*Given information*
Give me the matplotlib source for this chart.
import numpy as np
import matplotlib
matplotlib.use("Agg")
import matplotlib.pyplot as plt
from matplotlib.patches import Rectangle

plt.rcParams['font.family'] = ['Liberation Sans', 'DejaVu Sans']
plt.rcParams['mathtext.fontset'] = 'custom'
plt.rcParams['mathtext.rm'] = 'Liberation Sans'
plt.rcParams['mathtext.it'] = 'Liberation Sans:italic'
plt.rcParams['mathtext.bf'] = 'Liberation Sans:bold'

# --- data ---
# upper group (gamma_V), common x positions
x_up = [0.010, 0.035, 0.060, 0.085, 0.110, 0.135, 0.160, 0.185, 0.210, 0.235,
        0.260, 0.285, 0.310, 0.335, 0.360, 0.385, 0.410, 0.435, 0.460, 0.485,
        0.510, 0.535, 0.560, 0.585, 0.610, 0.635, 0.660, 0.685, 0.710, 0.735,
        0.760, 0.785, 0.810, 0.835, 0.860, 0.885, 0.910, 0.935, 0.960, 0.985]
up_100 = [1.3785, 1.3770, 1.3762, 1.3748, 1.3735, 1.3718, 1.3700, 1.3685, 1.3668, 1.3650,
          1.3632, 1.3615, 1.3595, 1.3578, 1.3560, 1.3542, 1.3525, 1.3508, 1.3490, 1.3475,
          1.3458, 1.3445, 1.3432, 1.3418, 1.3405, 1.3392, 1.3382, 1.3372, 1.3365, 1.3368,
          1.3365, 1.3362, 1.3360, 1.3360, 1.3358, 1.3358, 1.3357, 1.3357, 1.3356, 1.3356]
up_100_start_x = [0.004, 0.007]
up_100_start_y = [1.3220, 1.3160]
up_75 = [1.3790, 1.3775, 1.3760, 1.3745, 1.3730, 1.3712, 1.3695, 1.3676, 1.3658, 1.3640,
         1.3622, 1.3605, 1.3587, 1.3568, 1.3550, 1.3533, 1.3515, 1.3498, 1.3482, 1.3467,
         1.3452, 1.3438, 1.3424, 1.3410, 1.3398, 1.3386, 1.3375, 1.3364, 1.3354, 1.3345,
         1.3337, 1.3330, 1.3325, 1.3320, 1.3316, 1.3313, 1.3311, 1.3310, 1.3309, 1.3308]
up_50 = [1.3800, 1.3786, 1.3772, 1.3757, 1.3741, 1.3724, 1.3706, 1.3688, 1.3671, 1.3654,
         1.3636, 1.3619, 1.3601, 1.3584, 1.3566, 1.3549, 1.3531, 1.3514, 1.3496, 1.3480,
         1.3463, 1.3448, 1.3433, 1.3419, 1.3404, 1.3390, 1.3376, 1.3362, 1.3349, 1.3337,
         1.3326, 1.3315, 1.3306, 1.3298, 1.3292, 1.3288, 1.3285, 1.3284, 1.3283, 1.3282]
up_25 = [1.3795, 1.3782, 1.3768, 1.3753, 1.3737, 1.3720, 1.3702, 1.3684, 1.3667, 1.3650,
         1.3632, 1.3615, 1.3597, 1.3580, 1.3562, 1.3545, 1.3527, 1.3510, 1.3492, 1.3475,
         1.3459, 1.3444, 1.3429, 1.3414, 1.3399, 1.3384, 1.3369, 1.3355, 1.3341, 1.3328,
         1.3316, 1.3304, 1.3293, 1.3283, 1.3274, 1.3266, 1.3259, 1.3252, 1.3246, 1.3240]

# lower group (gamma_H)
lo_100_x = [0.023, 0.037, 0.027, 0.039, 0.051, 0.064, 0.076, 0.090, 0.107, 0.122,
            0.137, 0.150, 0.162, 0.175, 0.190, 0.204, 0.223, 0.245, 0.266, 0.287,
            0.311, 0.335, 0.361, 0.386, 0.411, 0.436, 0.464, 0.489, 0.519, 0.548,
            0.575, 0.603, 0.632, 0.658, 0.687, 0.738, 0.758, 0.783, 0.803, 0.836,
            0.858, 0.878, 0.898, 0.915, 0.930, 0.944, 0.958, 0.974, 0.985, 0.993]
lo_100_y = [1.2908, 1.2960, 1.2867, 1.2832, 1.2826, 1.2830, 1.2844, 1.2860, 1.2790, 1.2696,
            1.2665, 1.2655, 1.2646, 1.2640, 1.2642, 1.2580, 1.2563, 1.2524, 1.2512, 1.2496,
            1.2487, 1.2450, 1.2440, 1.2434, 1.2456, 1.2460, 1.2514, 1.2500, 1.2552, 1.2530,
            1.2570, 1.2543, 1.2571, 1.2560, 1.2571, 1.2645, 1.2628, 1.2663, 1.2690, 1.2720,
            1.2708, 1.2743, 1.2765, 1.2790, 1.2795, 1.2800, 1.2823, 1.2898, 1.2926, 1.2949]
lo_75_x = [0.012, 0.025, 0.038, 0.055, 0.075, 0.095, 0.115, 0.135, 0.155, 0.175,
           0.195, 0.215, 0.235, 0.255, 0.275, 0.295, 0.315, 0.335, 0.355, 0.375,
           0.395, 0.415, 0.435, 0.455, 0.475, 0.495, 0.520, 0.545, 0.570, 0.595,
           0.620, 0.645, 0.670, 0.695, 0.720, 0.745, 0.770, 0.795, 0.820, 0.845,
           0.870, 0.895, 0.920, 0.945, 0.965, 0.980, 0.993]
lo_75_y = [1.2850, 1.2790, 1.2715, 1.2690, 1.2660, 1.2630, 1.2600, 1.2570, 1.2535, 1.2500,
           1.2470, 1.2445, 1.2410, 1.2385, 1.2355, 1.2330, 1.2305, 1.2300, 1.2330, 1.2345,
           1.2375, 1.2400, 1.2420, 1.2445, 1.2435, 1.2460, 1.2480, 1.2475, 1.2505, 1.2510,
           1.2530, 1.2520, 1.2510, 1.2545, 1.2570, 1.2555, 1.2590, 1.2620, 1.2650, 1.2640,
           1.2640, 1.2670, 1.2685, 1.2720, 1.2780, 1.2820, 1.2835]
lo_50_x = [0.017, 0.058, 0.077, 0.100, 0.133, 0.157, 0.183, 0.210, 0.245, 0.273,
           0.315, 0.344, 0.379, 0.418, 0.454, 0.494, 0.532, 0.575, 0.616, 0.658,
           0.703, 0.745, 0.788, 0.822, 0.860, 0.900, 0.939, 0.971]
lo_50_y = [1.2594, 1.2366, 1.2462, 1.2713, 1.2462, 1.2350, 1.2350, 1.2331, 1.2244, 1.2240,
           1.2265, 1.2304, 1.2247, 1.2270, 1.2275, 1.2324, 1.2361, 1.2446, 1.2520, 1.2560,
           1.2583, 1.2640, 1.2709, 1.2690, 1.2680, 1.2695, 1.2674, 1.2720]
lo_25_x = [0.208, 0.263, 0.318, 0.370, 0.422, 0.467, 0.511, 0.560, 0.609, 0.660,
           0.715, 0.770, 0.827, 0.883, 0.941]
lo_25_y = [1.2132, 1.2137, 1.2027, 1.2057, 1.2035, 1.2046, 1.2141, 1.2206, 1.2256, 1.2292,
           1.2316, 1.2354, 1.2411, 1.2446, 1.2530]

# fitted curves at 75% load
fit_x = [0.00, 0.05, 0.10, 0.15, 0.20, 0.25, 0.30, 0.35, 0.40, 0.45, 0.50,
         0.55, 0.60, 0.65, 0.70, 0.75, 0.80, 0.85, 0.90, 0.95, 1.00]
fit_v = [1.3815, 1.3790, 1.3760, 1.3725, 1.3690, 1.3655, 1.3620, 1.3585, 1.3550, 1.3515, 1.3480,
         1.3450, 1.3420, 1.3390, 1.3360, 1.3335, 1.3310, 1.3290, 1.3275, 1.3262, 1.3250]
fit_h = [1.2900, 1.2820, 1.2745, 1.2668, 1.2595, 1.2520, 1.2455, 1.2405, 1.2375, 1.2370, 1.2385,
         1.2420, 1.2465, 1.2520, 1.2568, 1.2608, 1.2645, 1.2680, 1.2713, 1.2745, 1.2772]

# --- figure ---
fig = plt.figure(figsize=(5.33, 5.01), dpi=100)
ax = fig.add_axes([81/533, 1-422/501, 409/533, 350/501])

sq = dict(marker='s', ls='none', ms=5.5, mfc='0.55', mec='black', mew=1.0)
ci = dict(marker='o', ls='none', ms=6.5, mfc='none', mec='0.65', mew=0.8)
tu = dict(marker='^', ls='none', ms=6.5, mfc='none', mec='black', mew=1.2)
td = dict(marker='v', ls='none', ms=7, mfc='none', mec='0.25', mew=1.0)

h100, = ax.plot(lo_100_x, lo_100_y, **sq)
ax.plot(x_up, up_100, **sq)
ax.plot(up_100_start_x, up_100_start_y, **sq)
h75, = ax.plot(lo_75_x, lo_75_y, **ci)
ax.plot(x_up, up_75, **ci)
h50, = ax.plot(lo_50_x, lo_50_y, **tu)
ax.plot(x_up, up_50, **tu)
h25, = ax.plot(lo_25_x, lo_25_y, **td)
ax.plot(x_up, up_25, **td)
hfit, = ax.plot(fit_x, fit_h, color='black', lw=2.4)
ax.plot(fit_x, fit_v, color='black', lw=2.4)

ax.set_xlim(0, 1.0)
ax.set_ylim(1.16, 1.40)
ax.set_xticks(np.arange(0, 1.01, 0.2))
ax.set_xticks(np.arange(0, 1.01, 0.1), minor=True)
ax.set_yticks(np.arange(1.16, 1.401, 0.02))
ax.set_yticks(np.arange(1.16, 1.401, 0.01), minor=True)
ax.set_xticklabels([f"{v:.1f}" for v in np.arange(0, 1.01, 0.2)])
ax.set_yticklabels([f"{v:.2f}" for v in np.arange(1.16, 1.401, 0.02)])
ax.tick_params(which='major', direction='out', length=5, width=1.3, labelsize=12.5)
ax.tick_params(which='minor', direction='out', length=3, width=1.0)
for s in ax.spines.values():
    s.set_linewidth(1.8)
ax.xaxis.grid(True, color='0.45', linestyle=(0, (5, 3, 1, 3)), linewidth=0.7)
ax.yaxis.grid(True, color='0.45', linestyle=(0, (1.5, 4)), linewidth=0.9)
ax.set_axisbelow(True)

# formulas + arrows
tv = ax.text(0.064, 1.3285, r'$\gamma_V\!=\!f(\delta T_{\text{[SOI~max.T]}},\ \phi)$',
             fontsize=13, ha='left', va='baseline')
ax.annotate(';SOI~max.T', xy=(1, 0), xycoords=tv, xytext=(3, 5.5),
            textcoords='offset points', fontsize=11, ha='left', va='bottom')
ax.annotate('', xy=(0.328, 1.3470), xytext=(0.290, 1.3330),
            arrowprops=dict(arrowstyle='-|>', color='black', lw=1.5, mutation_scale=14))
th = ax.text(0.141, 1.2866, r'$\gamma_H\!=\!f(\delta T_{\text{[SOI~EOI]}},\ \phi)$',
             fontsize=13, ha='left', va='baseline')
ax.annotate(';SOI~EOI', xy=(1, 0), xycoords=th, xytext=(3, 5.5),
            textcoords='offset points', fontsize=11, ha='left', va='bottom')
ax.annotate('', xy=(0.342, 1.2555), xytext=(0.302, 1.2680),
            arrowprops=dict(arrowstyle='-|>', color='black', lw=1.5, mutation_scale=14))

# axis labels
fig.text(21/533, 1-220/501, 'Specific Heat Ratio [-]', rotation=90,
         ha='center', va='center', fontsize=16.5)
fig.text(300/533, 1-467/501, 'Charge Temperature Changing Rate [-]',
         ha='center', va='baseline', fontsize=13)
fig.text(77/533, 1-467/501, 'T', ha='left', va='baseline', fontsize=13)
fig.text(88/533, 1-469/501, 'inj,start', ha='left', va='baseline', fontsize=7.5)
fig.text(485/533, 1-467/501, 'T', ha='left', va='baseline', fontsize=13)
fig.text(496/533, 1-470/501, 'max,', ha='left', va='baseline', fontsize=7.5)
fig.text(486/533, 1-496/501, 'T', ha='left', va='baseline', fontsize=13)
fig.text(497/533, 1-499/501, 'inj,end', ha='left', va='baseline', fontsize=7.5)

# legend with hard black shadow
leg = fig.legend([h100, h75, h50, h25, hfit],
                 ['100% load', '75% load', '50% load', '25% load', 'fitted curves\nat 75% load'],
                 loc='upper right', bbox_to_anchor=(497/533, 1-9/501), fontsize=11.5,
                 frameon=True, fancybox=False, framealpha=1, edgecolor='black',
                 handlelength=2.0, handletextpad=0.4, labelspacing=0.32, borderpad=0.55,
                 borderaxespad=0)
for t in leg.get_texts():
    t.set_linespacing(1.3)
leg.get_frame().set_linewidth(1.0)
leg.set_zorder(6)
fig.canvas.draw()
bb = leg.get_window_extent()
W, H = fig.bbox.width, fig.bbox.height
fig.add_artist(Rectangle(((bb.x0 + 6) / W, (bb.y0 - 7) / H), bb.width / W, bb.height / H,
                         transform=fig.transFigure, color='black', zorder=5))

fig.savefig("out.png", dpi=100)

*Task directions*
From the first line of the data above to the line holding "plt.rcParams['mathtext.bf'] = 'Liberation", reproduce each line exactly; emit no other lines.

*Reply*
Give me the matplotlib source for this chart.
import numpy as np
import matplotlib
matplotlib.use("Agg")
import matplotlib.pyplot as plt
from matplotlib.patches import Rectangle

plt.rcParams['font.family'] = ['Liberation Sans', 'DejaVu Sans']
plt.rcParams['mathtext.fontset'] = 'custom'
plt.rcParams['mathtext.rm'] = 'Liberation Sans'
plt.rcParams['mathtext.it'] = 'Liberation Sans:italic'
plt.rcParams['mathtext.bf'] = 'Liberation Sans:bold'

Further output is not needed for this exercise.